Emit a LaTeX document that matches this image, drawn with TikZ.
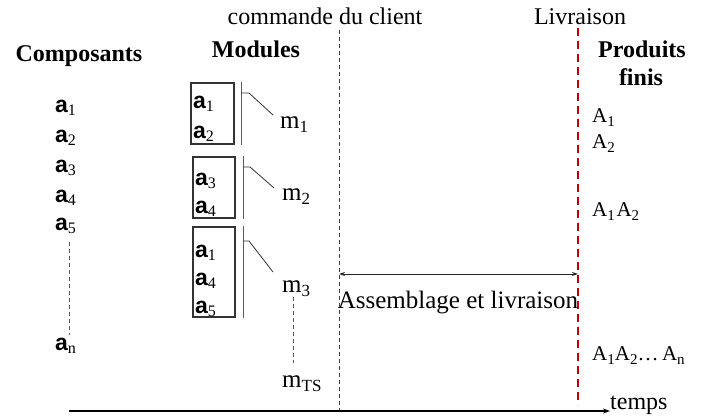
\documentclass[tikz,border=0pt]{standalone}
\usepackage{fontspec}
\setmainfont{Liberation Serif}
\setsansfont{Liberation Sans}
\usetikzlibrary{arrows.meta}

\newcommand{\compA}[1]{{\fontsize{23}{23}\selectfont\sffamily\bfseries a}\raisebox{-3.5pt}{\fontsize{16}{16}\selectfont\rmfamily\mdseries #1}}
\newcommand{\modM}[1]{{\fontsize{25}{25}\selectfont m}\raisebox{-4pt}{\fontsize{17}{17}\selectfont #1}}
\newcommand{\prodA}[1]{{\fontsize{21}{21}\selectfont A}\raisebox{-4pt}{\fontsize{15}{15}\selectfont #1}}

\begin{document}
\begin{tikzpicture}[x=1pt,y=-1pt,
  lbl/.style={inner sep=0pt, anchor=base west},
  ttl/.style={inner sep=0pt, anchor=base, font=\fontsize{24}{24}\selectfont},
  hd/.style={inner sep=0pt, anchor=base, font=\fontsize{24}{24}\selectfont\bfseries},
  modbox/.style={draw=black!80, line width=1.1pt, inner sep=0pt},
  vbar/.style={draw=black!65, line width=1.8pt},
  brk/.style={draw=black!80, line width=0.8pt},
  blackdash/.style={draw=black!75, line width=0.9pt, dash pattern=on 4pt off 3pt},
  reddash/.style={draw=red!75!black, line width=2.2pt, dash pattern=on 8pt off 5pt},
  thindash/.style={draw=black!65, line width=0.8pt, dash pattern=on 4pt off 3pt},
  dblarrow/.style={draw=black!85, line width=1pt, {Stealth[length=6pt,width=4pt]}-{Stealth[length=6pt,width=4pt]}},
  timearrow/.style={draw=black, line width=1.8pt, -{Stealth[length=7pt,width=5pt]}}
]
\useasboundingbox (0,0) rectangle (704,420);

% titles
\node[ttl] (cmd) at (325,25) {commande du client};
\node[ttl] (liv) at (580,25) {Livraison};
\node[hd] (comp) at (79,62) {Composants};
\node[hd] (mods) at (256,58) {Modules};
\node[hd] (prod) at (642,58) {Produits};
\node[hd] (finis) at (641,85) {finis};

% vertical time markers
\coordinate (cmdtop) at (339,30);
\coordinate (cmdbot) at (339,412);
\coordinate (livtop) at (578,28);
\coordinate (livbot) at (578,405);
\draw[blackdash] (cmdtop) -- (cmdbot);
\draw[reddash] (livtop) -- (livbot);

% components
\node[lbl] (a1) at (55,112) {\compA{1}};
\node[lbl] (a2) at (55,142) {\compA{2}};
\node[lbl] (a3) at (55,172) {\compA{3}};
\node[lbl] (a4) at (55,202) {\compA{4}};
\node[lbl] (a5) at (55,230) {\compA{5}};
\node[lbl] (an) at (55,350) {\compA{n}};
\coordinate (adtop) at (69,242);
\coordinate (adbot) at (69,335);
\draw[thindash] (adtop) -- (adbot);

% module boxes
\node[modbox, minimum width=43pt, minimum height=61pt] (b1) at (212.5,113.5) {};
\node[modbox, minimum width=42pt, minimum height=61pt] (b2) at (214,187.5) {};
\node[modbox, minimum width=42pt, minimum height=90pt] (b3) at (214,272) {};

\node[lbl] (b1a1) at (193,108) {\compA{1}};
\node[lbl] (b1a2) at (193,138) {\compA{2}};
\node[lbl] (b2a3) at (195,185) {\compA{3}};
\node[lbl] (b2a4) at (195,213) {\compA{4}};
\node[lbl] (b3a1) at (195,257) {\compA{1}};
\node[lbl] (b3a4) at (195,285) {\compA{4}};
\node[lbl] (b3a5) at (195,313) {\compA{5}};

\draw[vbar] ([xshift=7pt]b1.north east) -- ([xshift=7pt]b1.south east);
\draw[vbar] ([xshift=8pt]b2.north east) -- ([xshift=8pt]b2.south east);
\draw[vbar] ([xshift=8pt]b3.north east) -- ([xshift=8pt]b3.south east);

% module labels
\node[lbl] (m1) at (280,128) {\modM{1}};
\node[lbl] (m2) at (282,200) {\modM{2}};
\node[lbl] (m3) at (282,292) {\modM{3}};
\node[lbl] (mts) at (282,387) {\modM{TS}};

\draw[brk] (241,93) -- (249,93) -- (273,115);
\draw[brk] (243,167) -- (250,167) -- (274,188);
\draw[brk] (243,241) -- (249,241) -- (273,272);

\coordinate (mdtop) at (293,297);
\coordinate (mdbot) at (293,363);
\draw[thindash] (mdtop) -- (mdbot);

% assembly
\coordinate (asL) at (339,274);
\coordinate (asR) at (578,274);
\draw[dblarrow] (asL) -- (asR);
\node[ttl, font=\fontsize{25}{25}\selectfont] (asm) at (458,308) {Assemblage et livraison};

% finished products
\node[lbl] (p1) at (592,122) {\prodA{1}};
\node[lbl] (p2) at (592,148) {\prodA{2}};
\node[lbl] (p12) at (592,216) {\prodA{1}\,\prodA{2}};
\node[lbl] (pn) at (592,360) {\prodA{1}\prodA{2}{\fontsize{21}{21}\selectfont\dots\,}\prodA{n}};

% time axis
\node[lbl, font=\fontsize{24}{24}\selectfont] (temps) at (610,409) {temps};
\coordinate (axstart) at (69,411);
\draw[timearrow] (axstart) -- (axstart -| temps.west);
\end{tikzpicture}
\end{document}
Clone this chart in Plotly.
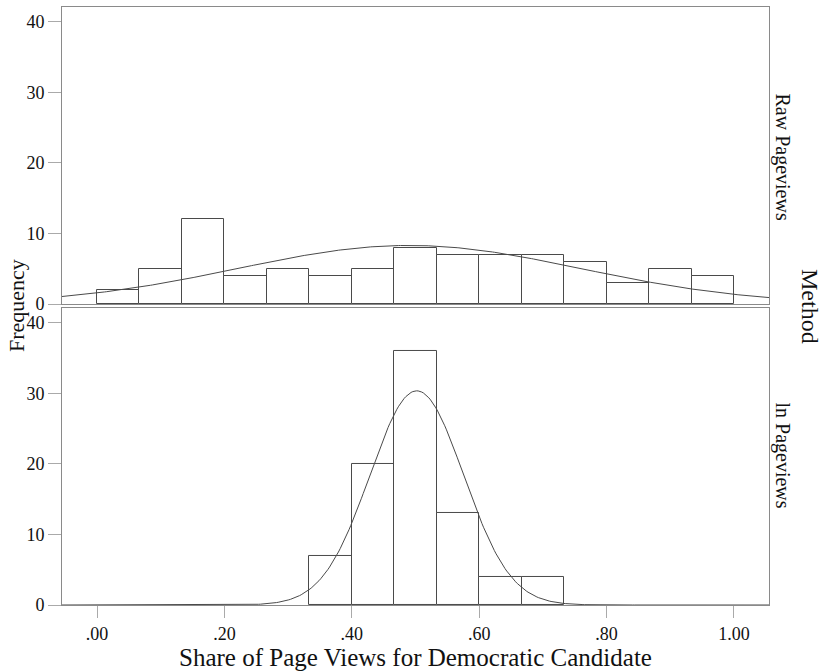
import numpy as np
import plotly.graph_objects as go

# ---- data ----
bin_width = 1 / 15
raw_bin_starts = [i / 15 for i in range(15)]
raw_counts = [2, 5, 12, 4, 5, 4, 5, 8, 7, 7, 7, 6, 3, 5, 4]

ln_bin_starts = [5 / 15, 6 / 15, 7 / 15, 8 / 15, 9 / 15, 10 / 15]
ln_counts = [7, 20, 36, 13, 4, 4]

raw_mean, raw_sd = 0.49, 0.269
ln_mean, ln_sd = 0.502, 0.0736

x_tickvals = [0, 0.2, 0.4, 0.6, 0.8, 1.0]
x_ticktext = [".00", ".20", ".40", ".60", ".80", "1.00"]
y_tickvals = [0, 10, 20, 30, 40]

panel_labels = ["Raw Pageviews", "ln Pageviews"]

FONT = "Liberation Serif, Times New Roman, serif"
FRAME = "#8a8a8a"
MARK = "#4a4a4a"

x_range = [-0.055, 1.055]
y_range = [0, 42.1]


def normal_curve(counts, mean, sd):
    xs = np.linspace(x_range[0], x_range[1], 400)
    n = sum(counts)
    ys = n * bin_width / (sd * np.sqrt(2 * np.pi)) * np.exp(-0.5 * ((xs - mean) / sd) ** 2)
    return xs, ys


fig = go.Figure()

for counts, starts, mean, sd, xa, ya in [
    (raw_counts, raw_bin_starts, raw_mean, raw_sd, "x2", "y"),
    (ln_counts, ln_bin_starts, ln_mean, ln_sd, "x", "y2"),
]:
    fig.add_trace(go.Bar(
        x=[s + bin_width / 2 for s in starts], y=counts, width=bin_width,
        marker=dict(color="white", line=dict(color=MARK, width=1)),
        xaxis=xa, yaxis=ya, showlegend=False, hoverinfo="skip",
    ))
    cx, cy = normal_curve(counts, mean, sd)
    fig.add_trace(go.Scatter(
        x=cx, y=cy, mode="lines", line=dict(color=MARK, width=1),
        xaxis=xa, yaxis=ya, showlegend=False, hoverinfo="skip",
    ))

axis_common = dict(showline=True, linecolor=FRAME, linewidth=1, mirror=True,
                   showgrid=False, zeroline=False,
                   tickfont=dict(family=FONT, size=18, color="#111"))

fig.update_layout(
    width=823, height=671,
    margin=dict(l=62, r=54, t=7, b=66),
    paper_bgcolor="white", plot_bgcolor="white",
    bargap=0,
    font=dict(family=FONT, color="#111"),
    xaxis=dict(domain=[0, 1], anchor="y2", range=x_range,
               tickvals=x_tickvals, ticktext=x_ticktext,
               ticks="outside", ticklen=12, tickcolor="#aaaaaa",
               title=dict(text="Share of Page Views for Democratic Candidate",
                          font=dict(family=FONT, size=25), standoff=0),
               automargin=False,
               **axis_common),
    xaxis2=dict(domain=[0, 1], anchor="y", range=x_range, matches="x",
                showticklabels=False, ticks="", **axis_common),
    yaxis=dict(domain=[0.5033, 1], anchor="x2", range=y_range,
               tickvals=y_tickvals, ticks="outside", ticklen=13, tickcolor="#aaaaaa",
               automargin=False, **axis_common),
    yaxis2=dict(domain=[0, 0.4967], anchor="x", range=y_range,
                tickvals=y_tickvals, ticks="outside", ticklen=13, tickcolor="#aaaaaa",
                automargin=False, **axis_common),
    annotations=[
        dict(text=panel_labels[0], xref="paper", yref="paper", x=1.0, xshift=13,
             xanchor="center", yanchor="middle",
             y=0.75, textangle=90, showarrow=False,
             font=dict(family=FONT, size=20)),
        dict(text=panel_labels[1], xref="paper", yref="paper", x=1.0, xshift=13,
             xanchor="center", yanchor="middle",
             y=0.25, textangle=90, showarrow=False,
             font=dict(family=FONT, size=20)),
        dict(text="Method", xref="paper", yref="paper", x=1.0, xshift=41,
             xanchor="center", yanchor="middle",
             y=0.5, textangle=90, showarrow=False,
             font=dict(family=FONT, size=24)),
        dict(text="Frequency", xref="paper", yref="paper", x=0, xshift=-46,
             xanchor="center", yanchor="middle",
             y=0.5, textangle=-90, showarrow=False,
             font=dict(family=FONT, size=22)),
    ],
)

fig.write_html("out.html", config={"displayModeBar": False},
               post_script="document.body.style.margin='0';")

---

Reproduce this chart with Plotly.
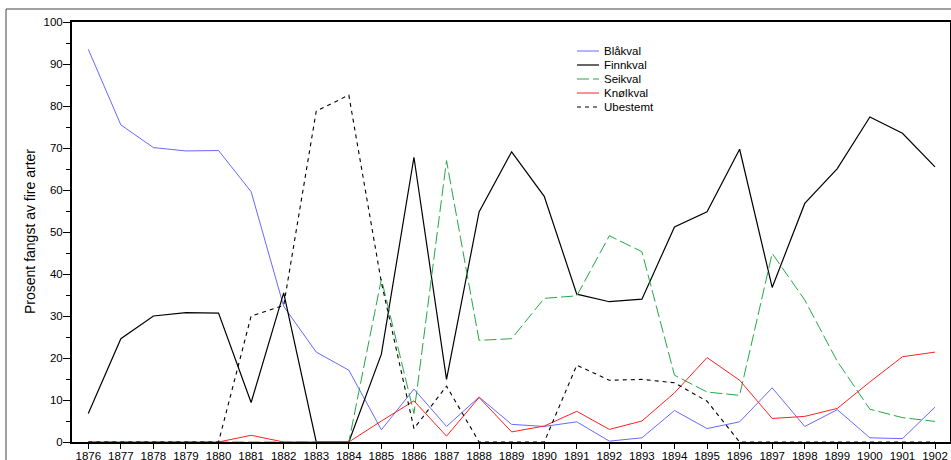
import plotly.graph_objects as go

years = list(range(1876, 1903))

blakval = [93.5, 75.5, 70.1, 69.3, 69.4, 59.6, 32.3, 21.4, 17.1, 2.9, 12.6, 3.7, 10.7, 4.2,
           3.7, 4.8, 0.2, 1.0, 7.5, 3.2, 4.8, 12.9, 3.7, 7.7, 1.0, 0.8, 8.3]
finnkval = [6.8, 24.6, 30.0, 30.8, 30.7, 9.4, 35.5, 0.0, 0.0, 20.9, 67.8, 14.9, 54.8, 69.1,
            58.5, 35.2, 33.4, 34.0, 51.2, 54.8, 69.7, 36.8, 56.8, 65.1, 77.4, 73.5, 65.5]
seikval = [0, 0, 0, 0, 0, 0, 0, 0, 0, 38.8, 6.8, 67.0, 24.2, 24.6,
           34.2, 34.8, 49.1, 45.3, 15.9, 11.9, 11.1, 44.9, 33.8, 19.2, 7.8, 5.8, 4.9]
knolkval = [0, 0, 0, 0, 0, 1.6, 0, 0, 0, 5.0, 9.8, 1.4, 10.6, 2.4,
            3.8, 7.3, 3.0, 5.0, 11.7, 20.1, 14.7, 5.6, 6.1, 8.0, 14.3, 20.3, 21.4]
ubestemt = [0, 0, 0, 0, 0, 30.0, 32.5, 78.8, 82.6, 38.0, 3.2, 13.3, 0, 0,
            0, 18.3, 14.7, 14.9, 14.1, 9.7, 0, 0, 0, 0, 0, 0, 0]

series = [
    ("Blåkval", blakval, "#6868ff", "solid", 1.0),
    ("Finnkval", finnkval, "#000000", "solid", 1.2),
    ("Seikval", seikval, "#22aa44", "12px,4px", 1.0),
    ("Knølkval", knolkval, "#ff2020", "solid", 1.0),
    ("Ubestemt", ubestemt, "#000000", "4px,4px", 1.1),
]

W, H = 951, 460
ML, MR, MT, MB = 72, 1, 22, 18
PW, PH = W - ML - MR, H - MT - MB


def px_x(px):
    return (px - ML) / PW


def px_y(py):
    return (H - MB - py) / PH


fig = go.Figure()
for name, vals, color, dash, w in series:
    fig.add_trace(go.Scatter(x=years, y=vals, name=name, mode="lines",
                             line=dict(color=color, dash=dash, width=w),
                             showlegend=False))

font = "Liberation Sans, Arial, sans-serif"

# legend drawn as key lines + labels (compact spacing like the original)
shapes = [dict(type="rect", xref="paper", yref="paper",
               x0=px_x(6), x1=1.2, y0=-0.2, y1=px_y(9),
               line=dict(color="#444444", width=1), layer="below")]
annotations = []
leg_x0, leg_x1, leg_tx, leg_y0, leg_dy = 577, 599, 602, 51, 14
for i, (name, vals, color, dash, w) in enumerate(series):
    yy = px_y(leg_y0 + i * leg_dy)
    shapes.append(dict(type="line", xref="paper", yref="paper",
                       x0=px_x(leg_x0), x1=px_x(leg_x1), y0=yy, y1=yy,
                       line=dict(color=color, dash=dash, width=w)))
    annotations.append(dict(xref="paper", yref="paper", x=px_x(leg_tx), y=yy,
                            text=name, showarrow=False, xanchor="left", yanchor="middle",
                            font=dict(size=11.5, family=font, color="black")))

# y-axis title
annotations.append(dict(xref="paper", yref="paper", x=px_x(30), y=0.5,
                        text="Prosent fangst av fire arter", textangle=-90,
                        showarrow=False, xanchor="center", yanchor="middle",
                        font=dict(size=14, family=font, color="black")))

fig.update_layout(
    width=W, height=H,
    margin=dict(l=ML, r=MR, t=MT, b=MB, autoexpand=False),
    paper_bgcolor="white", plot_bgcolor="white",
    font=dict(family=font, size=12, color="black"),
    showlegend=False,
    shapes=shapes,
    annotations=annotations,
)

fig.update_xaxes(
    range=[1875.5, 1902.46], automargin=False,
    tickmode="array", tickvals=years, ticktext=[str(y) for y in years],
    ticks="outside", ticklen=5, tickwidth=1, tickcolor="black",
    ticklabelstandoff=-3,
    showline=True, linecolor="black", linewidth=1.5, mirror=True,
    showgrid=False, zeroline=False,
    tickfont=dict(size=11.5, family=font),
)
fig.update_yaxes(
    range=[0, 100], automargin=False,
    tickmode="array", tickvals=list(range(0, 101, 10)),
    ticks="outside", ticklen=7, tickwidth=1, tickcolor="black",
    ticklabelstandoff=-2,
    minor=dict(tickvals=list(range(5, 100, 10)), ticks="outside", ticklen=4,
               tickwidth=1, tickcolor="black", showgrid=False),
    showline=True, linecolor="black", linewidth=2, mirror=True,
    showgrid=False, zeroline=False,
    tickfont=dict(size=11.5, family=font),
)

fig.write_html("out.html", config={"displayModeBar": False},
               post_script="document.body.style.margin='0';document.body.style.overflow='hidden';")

◆ **WHAT THE TASK ASKS**: Search the data for "with". Copy every line that has it.

◆ **SOLUTION**:
Emit a LaTeX document that matches this image, drawn with TikZ.
Reproduce this chart with Plotly.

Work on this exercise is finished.